### [Data block]
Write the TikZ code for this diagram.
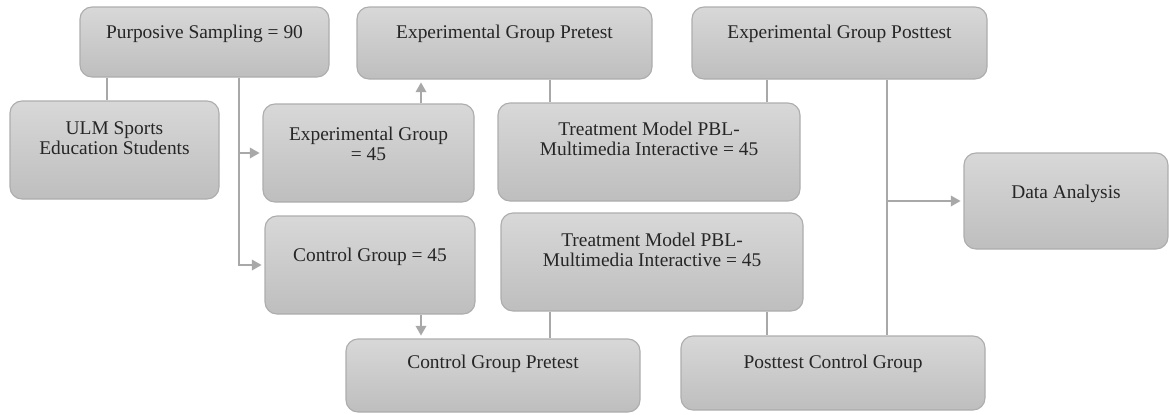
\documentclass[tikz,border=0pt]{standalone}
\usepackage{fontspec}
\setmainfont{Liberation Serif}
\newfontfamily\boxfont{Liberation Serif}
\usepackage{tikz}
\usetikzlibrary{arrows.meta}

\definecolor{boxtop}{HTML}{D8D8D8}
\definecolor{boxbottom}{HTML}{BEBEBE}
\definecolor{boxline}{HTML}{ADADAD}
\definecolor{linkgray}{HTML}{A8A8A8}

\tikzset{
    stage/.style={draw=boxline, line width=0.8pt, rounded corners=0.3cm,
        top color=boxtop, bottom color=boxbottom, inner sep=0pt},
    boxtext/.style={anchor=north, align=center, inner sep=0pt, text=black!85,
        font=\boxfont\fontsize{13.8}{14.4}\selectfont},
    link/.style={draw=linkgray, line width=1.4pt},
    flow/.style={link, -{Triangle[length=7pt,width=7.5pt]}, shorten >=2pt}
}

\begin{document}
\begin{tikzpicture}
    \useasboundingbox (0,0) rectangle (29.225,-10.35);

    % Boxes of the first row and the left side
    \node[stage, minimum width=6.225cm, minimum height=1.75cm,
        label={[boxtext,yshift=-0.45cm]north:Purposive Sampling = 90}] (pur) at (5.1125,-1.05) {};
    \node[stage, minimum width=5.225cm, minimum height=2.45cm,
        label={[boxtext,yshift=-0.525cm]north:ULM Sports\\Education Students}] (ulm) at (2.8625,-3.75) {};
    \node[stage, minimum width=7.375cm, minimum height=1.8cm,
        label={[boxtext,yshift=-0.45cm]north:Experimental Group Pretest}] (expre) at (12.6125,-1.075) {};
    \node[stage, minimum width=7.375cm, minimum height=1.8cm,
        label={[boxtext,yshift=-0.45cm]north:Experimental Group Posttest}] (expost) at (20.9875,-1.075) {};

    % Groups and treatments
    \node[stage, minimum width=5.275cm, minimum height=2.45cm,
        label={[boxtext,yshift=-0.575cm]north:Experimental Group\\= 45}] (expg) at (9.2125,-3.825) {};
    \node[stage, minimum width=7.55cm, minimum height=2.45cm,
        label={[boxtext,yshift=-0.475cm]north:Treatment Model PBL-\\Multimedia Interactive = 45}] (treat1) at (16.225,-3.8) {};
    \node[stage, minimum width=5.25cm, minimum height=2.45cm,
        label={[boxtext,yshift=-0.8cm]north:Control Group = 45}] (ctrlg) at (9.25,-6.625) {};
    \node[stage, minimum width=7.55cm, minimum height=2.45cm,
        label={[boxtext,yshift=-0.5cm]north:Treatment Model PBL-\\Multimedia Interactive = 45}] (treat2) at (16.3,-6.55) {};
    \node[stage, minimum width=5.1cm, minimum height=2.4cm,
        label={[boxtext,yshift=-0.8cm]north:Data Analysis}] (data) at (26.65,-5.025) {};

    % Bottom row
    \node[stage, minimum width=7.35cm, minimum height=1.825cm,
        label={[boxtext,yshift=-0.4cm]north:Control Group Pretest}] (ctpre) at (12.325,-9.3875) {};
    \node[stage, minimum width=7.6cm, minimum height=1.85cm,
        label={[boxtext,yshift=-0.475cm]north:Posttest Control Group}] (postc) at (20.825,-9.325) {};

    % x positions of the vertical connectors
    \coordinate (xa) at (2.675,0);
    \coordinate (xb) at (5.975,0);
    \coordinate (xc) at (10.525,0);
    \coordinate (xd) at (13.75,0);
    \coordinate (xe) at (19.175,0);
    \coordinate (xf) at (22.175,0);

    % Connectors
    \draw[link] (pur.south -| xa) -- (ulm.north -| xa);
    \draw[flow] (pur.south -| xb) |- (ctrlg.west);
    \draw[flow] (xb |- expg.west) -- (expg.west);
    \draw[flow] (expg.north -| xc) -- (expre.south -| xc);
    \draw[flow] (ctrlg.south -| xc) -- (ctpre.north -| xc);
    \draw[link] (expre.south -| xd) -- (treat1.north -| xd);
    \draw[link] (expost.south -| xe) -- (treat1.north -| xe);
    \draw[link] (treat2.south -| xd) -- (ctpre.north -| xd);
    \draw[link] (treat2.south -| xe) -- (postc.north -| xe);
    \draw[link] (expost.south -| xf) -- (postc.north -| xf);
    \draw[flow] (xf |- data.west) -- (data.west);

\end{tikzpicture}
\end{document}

### [Required task]
Give an exact copy of the material, leaving out every picture.

### [Reply to the exercise]
Write the TikZ code for this diagram.
\documentclass[tikz,border=0pt]{standalone}
\usepackage{fontspec}
\setmainfont{Liberation Serif}
\newfontfamily\boxfont{Liberation Serif}
\usepackage{tikz}
\usetikzlibrary{arrows.meta}

\definecolor{boxtop}{HTML}{D8D8D8}
\definecolor{boxbottom}{HTML}{BEBEBE}
\definecolor{boxline}{HTML}{ADADAD}
\definecolor{linkgray}{HTML}{A8A8A8}

\tikzset{
    stage/.style={draw=boxline, line width=0.8pt, rounded corners=0.3cm,
        top color=boxtop, bottom color=boxbottom, inner sep=0pt},
    boxtext/.style={anchor=north, align=center, inner sep=0pt, text=black!85,
        font=\boxfont\fontsize{13.8}{14.4}\selectfont},
    link/.style={draw=linkgray, line width=1.4pt},
    flow/.style={link, -{Triangle[length=7pt,width=7.5pt]}, shorten >=2pt}
}

\begin{document}
\begin{tikzpicture}
    \useasboundingbox (0,0) rectangle (29.225,-10.35);

    % Boxes of the first row and the left side
    \node[stage, minimum width=6.225cm, minimum height=1.75cm,
        label={[boxtext,yshift=-0.45cm]north:Purposive Sampling = 90}] (pur) at (5.1125,-1.05) {};
    \node[stage, minimum width=5.225cm, minimum height=2.45cm,
        label={[boxtext,yshift=-0.525cm]north:ULM Sports\\Education Students}] (ulm) at (2.8625,-3.75) {};
    \node[stage, minimum width=7.375cm, minimum height=1.8cm,
        label={[boxtext,yshift=-0.45cm]north:Experimental Group Pretest}] (expre) at (12.6125,-1.075) {};
    \node[stage, minimum width=7.375cm, minimum height=1.8cm,
        label={[boxtext,yshift=-0.45cm]north:Experimental Group Posttest}] (expost) at (20.9875,-1.075) {};

    % Groups and treatments
    \node[stage, minimum width=5.275cm, minimum height=2.45cm,
        label={[boxtext,yshift=-0.575cm]north:Experimental Group\\= 45}] (expg) at (9.2125,-3.825) {};
    \node[stage, minimum width=7.55cm, minimum height=2.45cm,
        label={[boxtext,yshift=-0.475cm]north:Treatment Model PBL-\\Multimedia Interactive = 45}] (treat1) at (16.225,-3.8) {};
    \node[stage, minimum width=5.25cm, minimum height=2.45cm,
        label={[boxtext,yshift=-0.8cm]north:Control Group = 45}] (ctrlg) at (9.25,-6.625) {};
    \node[stage, minimum width=7.55cm, minimum height=2.45cm,
        label={[boxtext,yshift=-0.5cm]north:Treatment Model PBL-\\Multimedia Interactive = 45}] (treat2) at (16.3,-6.55) {};
    \node[stage, minimum width=5.1cm, minimum height=2.4cm,
        label={[boxtext,yshift=-0.8cm]north:Data Analysis}] (data) at (26.65,-5.025) {};

    % Bottom row
    \node[stage, minimum width=7.35cm, minimum height=1.825cm,
        label={[boxtext,yshift=-0.4cm]north:Control Group Pretest}] (ctpre) at (12.325,-9.3875) {};
    \node[stage, minimum width=7.6cm, minimum height=1.85cm,
        label={[boxtext,yshift=-0.475cm]north:Posttest Control Group}] (postc) at (20.825,-9.325) {};

    % x positions of the vertical connectors
    \coordinate (xa) at (2.675,0);
    \coordinate (xb) at (5.975,0);
    \coordinate (xc) at (10.525,0);
    \coordinate (xd) at (13.75,0);
    \coordinate (xe) at (19.175,0);
    \coordinate (xf) at (22.175,0);

    % Connectors
    \draw[link] (pur.south -| xa) -- (ulm.north -| xa);
    \draw[flow] (pur.south -| xb) |- (ctrlg.west);
    \draw[flow] (xb |- expg.west) -- (expg.west);
    \draw[flow] (expg.north -| xc) -- (expre.south -| xc);
    \draw[flow] (ctrlg.south -| xc) -- (ctpre.north -| xc);
    \draw[link] (expre.south -| xd) -- (treat1.north -| xd);
    \draw[link] (expost.south -| xe) -- (treat1.north -| xe);
    \draw[link] (treat2.south -| xd) -- (ctpre.north -| xd);
    \draw[link] (treat2.south -| xe) -- (postc.north -| xe);
    \draw[link] (expost.south -| xf) -- (postc.north -| xf);
    \draw[flow] (xf |- data.west) -- (data.west);

\end{tikzpicture}
\end{document}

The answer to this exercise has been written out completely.